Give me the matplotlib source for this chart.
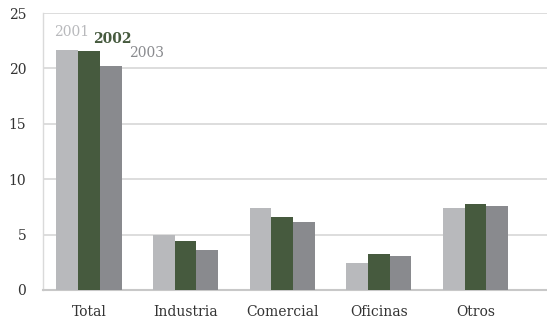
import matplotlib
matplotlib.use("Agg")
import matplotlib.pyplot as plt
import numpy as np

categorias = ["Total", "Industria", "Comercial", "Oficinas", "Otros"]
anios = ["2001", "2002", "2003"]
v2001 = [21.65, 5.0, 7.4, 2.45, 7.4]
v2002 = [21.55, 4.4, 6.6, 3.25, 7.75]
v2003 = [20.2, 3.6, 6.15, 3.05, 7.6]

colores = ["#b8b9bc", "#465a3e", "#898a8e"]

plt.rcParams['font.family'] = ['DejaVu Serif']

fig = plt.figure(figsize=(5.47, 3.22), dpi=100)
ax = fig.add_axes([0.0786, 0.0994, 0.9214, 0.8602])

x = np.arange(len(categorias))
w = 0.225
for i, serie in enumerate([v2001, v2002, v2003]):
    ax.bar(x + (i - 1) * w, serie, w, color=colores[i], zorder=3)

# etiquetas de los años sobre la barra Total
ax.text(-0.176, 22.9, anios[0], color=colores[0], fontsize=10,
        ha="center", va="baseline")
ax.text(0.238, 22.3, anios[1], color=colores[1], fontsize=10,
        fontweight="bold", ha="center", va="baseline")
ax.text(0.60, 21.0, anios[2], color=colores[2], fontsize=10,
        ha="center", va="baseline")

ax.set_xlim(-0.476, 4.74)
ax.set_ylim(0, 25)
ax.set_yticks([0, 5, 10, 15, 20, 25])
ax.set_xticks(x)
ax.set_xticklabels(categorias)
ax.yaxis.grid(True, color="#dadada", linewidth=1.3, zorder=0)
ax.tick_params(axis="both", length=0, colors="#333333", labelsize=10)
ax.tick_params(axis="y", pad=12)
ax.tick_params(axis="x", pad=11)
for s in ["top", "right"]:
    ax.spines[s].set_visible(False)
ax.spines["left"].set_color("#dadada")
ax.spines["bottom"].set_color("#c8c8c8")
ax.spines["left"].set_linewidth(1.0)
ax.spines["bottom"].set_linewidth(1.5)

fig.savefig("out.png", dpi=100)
::::
● **TASK OBJECTIVE**
Begin at the first line of the material and copy each line exactly through the one containing "ax.bar(x + (i". Omit pictures.

● **OUTPUT BELOW**
Give me the matplotlib source for this chart.
import matplotlib
matplotlib.use("Agg")
import matplotlib.pyplot as plt
import numpy as np

categorias = ["Total", "Industria", "Comercial", "Oficinas", "Otros"]
anios = ["2001", "2002", "2003"]
v2001 = [21.65, 5.0, 7.4, 2.45, 7.4]
v2002 = [21.55, 4.4, 6.6, 3.25, 7.75]
v2003 = [20.2, 3.6, 6.15, 3.05, 7.6]

colores = ["#b8b9bc", "#465a3e", "#898a8e"]

plt.rcParams['font.family'] = ['DejaVu Serif']

fig = plt.figure(figsize=(5.47, 3.22), dpi=100)
ax = fig.add_axes([0.0786, 0.0994, 0.9214, 0.8602])

x = np.arange(len(categorias))
w = 0.225
for i, serie in enumerate([v2001, v2002, v2003]):
    ax.bar(x + (i - 1) * w, serie, w, color=colores[i], zorder=3)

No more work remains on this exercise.